Neither is there proof that the written concurrence of the Office of the Government Corporate Counsel was secured. The Court of Appeals in its original decision referred to a letter[24] sent by the OGCC to PHIVIDEC, wherein the former supposedly suggested changes to the retainer contract already signed by Atty. Adaza and PHIVIDEC.[25] Given the clear language of Memorandum Circular No. 9, the letter cannot serve as proof of concurrence by the OGCC to PHIVIDEC's hiring of Atty. Adaza. In fact, the letter even indicates that the OGCC disapproved the retainer contract, as it evinced the OGCC's disagreement with the provisions of the alleged retainer contract. On their part, petitioners on whose shoulders rest the burden of proving the concurrences, failed to point out the specific document which contains the alleged OGCC conformity.

It is also apparent that petitioners failed to comply with the requirements laid down by the COA in its Circular No. 86-255. The Circular requires the prior written concurrences of the OGCC or the Solicitor General and the COA before GOCCs may hire private counsels.[26] It must be noted though that the COA Circular is not decisive in the disposition of this case. It cannot by any measure grant or disallow the authority for GOCCs to hire private counsels. The function pertains to the executive branch. Its mandate is to audit the disbursement of public funds. As regards the payment of funds belonging to GOCCs to lawyers retained by them, COA Circular 86-255 is the governing regulation.

All told, it is ineluctable that Atty. Adaza had no authority to file in behalf of the petitioner the expropriation case against the respondents. In the analogous cases of Municipality of Bocaue v. Manotok[27] and Municipality of Pililia v. Court of Appeals,[28] this Court ruled that the want of authority on the part of lawyer to file a suit in behalf of a local government unit is cause enough to dismiss the actions filed by the lawyer. The same rule applies in this case.

The Court of Appeals, therefore, is correct in ordering the dismissal of the case, without prejudice to the filing of a similar petition by PHIVIDEC through a proper legal officer or counsel.

In view of the unauthorized engagement by PHIVIDEC of the legal services of Atty. Adaza and the nullity of the moves the latter has undertaken in behalf of the former, there is no more need to discuss the other issue raised in the petition which is, after all, merely procedural.

WHEREFORE, the petition is denied for lack of merit. Costs against petitioner.

SO ORDERED.

Bellosillo, (Chairman), Quisumbing, Austria-Martinez, and Callejo, Sr., JJ., concur.



[1] The Amended Decision was written by Justice E.R. Bello, Jr., and concurred in by Justices G. Jacinto and J. Guevara-Salonga.

[2] Presided by Judge Maximo W. Paderanga.

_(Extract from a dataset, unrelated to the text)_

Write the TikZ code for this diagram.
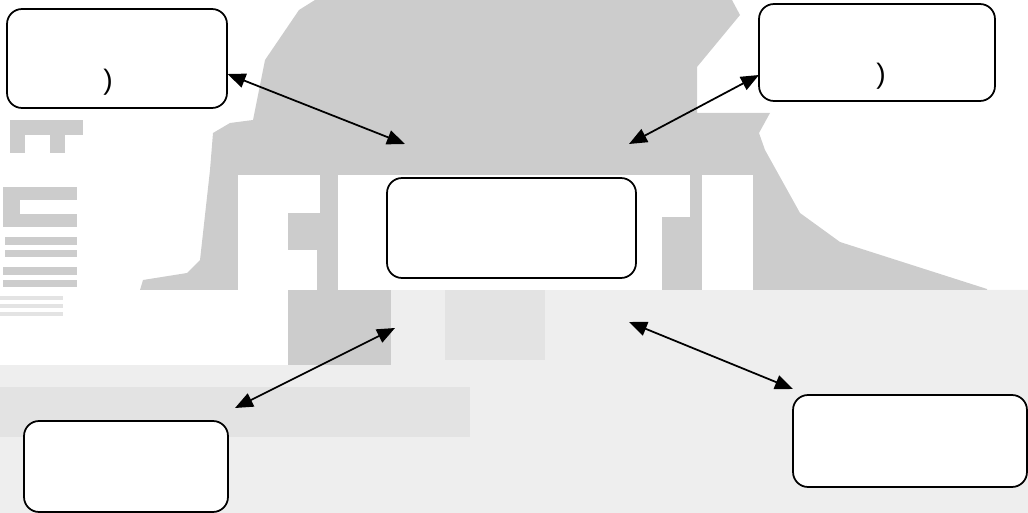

[3] The assailed Orders of the RTC were issued on 4 November 1999 and 27 June 2000.

[4] Rollo, p. 204.

[5] Id. at 213.

[6] Id. at 17.

[7] See Section 5, Rule 7, Revised Rules of Court.

[8] Rollo, p. 112.

[9] Id., at 127.

[10] Id., at 140-141.

[11] Per its Resolution dated 11 January 2001.

[12] Dated 23 November 2001.

[13] Issued by the Office of the President on 27 August 1998.

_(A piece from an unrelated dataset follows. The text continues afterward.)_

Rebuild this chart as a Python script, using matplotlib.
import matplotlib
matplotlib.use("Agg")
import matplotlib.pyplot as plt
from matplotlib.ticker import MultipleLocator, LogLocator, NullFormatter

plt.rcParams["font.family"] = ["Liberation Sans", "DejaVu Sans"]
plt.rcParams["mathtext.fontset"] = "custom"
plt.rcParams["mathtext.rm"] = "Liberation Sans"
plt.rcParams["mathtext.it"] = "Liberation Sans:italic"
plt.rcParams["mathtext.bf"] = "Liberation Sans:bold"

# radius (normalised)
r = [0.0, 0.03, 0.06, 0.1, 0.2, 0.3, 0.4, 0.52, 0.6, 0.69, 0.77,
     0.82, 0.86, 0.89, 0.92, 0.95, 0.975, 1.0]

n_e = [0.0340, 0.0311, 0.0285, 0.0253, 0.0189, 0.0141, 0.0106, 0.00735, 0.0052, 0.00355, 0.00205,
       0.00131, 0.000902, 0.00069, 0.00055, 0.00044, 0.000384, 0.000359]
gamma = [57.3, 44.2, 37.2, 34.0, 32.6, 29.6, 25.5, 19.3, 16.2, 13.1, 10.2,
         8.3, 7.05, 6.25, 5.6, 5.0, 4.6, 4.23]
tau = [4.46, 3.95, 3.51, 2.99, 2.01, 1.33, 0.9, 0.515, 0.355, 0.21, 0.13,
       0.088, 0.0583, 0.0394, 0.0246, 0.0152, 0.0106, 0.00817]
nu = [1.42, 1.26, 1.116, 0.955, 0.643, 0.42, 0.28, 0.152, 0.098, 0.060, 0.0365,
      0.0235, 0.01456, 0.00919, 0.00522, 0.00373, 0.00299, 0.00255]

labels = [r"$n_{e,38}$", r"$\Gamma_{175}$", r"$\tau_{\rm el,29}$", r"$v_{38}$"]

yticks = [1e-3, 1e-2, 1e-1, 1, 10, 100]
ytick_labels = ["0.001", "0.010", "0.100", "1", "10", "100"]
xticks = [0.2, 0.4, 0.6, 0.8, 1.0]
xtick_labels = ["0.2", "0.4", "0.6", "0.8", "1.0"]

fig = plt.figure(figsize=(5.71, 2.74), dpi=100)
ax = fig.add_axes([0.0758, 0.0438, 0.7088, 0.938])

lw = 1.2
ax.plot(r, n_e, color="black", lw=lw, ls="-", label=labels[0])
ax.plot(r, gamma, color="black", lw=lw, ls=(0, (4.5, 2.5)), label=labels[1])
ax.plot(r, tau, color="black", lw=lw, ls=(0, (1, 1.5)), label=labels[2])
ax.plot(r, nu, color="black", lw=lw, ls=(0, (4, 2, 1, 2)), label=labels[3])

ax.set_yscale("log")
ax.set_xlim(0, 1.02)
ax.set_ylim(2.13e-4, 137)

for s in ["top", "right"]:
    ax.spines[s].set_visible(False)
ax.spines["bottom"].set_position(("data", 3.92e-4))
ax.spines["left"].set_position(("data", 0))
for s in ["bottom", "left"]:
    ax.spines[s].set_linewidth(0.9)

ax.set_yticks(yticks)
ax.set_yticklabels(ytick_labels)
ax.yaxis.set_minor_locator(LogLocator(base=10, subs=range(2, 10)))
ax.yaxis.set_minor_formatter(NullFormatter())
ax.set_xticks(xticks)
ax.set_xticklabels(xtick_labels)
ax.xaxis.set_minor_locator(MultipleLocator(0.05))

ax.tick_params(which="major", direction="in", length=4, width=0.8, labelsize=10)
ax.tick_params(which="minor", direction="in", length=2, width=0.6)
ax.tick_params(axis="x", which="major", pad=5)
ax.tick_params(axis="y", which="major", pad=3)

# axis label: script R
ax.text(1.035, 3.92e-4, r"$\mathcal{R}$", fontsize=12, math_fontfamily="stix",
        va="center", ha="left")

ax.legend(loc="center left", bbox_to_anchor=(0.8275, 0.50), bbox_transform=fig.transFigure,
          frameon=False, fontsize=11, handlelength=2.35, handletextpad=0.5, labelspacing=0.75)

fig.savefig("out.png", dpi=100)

[14] Issued on 2 April 1986.

[15] Rollo, p. 50.

[16] Promulgated on 4 August 1969.

[17] See Amendment No. 5, Amendments to the 1973 Constitution.

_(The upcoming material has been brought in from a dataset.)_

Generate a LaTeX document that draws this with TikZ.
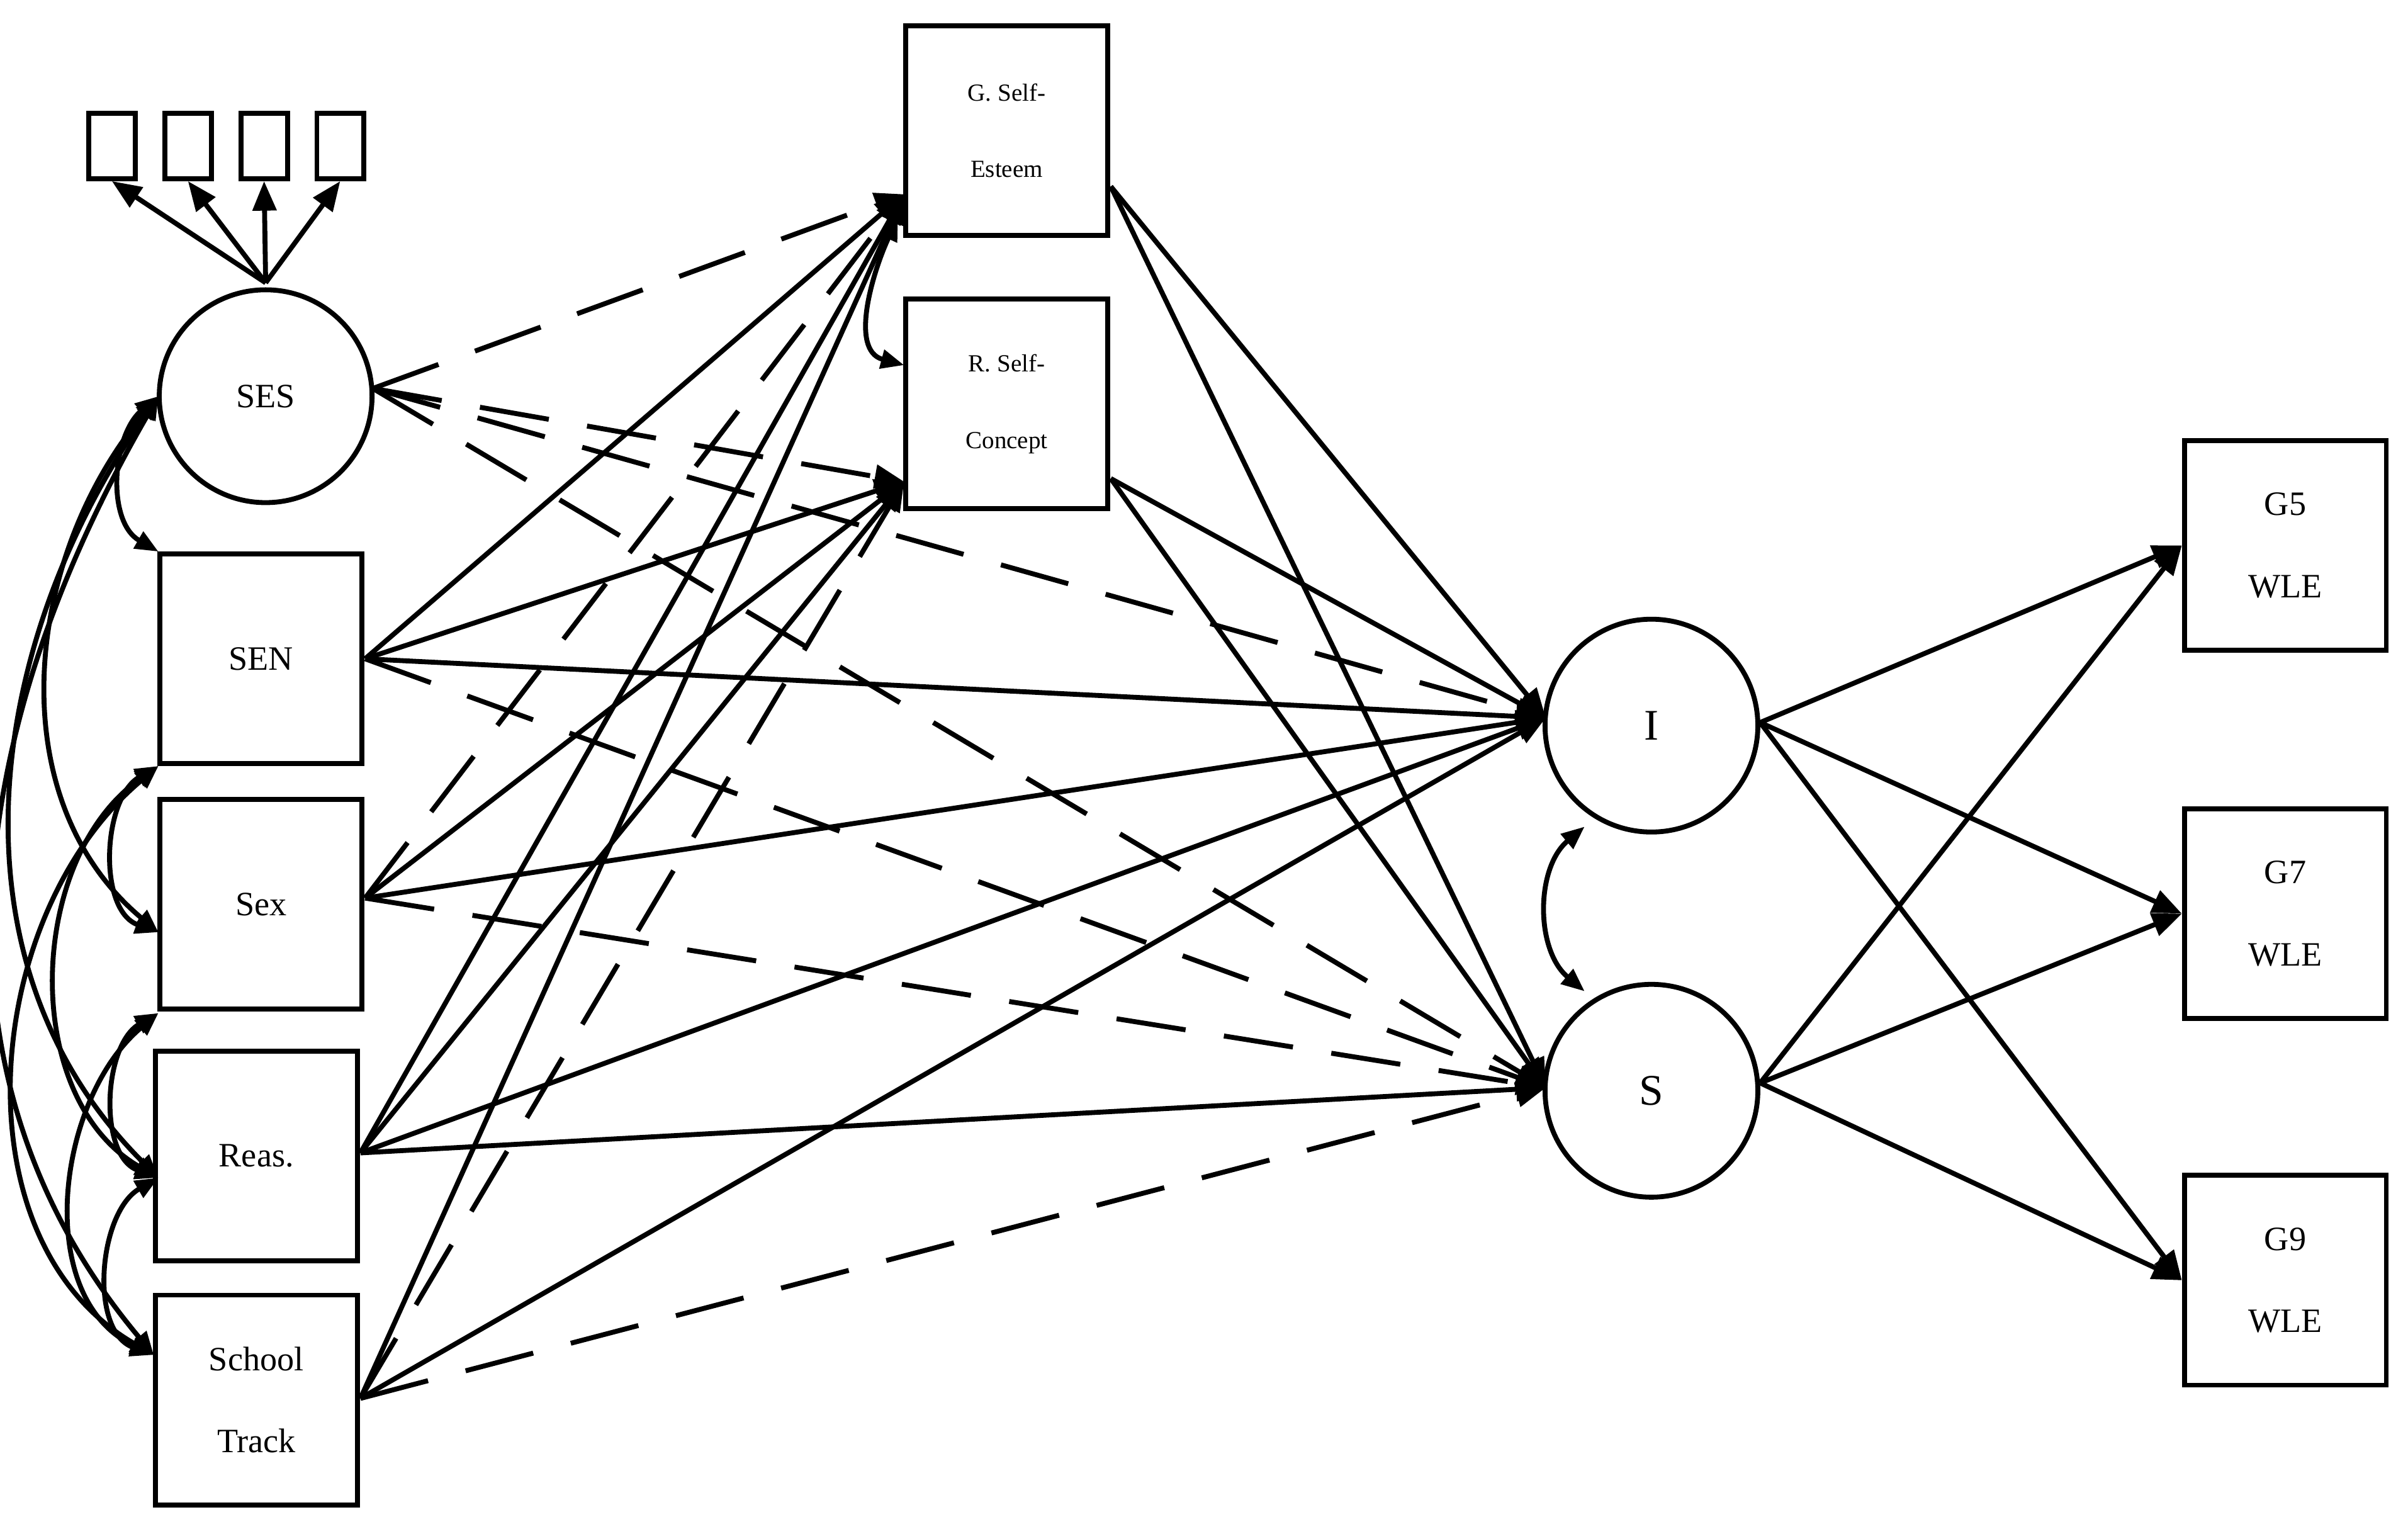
\documentclass[tikz,border=0pt]{standalone}
\usepackage{fontspec}
\setmainfont{Liberation Serif}
\usetikzlibrary{arrows.meta}
\begin{document}
\begin{tikzpicture}[x=0.02cm,y=-0.02cm,
  line width=1.8pt,
  tip/.style={-{Triangle[length=0.38cm,width=0.3cm]}},
  dtip/.style={{Triangle[length=0.3cm,width=0.24cm]}-{Triangle[length=0.3cm,width=0.24cm]}},
  dsh/.style={dash pattern=on 0.9cm off 0.5cm},
  box/.style={draw,line width=1.8pt,minimum width=2.6cm,minimum height=2.7cm,align=center,font=\fontsize{12.5}{30}\selectfont,inner sep=0pt},
  sbox/.style={box,font=\fontsize{9}{28}\selectfont},
  circ/.style={draw,line width=1.8pt,circle,minimum size=2.74cm,inner sep=0pt},
  ind/.style={draw,line width=1.8pt,minimum width=0.6cm,minimum height=0.84cm,inner sep=0pt}]
\useasboundingbox (0,0) rectangle (1550,987);
\node[ind] (i1) at (72,94) {};
\node[ind] (i2) at (121,94) {};
\node[ind] (i3) at (170,94) {};
\node[ind] (i4) at (219,94) {};
\node[circ,font=\fontsize{12.5}{15}\selectfont] (ses) at (171,255) {SES};
\node[box] (sen) at (168,424) {SEN};
\node[box] (sex) at (168,582) {Sex};
\node[box] (rea) at (165,744) {Reas.};
\node[box] (sch) at (165,901) {School\\Track};
\node[sbox] (gse) at (648,84) {G. Self-\\Esteem};
\node[sbox] (rsc) at (648,260) {R. Self-\\Concept};
\node[circ,font=\fontsize{16}{18}\selectfont] (I) at (1063,467) {I};
\node[circ,font=\fontsize{16}{18}\selectfont] (S) at (1063,702) {S};
\node[box] (g5) at (1471,351) {G5\\WLE};
\node[box] (g7) at (1471,588) {G7\\WLE};
\node[box] (g9) at (1471,824) {G9\\WLE};
\coordinate (sesT) at (171,182);
\coordinate (sesR) at (240,250);
\coordinate (senR) at (235,424);
\coordinate (sexR) at (235,578);
\coordinate (reaR) at (232,742);
\coordinate (schR) at (232,900);
\coordinate (gseT) at (582,125);
\coordinate (rscT) at (582,310);
\coordinate (iT) at (995,462);
\coordinate (sT) at (995,700);
\coordinate (gseR) at (715,120);
\coordinate (rscR) at (715,308);
\coordinate (iR) at (1133,465);
\coordinate (sR) at (1133,697);
\foreach \t in {i1,i2,i3,i4} \draw[tip] (sesT) -- (\t.south);
% SES
\draw[dsh,tip] (sesR) -- (gseT);
\draw[dsh,tip] (sesR) -- (rscT);
\draw[dsh,tip] (sesR) -- (iT);
\draw[dsh,tip] (sesR) -- (sT);
% SEN
\draw[tip] (senR) -- (gseT);
\draw[tip] (senR) -- (rscT);
\draw[tip] (senR) -- (iT);
\draw[dsh,tip] (senR) -- (sT);
% Sex
\draw[dsh,tip] (sexR) -- (gseT);
\draw[tip] (sexR) -- (rscT);
\draw[tip] (sexR) -- (iT);
\draw[dsh,tip] (sexR) -- (sT);
% Reas
\draw[tip] (reaR) -- (gseT);
\draw[tip] (reaR) -- (rscT);
\draw[tip] (reaR) -- (iT);
\draw[tip] (reaR) -- (sT);
% School
\draw[tip] (schR) -- (gseT);
\draw[dsh,tip] (schR) -- (rscT);
\draw[tip] (schR) -- (iT);
\draw[dsh,tip] (schR) -- (sT);
% mediators
\draw[tip] (gseR) -- (iT);
\draw[tip] (gseR) -- (sT);
\draw[tip] (rscR) -- (iT);
\draw[tip] (rscR) -- (sT);
% outcomes
\foreach \g in {g5,g7,g9} {
  \draw[tip] (iR) -- (\g.west);
  \draw[tip] (sR) -- (\g.west);
}
% covariances
\draw[dtip] (578,140) to[out=245,in=165] (582,235);
\draw[dtip] (1020,532) to[out=220,in=140] (1020,638);
\coordinate (c1) at (102,255);
\coordinate (c2) at (102,355);
\coordinate (c3) at (102,493);
\coordinate (c3b) at (102,600);
\coordinate (c4) at (102,652);
\coordinate (c4b) at (102,758);
\coordinate (c5b) at (99,872);
\draw[dtip] (c1) to[out=220,in=150] (c2);
\draw[dtip] (c1) to[out=235,in=135] (c4b);
\draw[dtip] (c1) to[out=240,in=130] (c5b);
\draw[dtip] (c1) to[out=230,in=140] (c3b);
\draw[dtip] (c3) to[out=210,in=160] (c3b);
\draw[dtip] (c3) to[out=215,in=150] (c4b);
\draw[dtip] (c3) to[out=220,in=150] (c5b);
\draw[dtip] (c4) to[out=210,in=160] (c4b);
\draw[dtip] (c4) to[out=220,in=155] (c5b);
\draw[dtip] (c4b) to[out=210,in=160] (c5b);
\end{tikzpicture}
\end{document}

[18] P.D. No. 1415 does not contain any repealing clause, and implied repeals are generally not favored. See e.g., Rubberworld v. NLRC, 365 Phil. 273. However, implied repeals may be deemed operative if it is convincingly and unambigously demonstrated that the two laws are so clearly repugnant and patently inconsistent that they cannot co-exist. See e.g., Ty v. Trampe, 321 Phil. 81. Since Republic Act No. 2627, as amended, provided for an exception to the non-hiring of private lawyers while the later P.D. No. 1415 prohibited any exceptions, the two laws are palpably inconsistent with one another and incapable of co-existence.

[19] Sec. 7, Art. XVIII, 1987 Constitution. "The incumbent President shall continue to exercise legislative powers until the first Congress is convened."

[20] "The executive power shall be vested in the President of the Philippines." Sec. 1, Art. VII, Constitution.

[21] "The President shall have control of all the executive departments, bureaus and offices." Sec. 17, Art. VII, Constitution.

[22] VINCENT G. SINCO, PHILIPPINE POLITICAL LAW 234-235 (11th ed., 1962), as cited by J. Mendoza (dissenting) in Ople v. Torres, 354 Phil. 948, 1014-1015. "Executive power refers to the legal and political function of the President involving the exercise of discretion. Administrative power, on the other hand, concerns itself with the work of applying policies and enforcing orders as determined by proper governmental organs. These two functions are often confused by the public; but they are distinct from each other. The President as the executive authority has the duty of supervising the enforcement of laws for the maintenance of general peace and public order. As administrative head, his duty is to see that every government office is managed and maintained properly by the persons in charge of it in accordance with pertinent laws and regulations." Id.

[23] Rollo, p. 65.

[24] Vide Decision dated 23 November 2001, CA GR SP No. 60181, Rollo, p. 204.

[25] Rollo, pp. 210-211. However, this Decision was subsequently reconsidered by the Court of Appeals, which had noted that it had not earlier taken into consideration the COA and Memorandum Circulars which require the prior concurrence of the OGCC and the COA. See Rollo, p. 47.

[26] "Accordingly, it is hereby directed that henceforth, the payment of public funds of retainer fees to private law practitioners who are so hired or employed without the written conformity and acquiescence of the Government Corporate Counsel as well as the written concurrence of the Commission on Audit and shall continue in effect until terminated or cancelled by the Board or the OGCC." COA Circular No. 86-255.

[27] 93 Phil. 173

[28] G.R. No. 105909, 28 June 1994, 233 SCRA 484.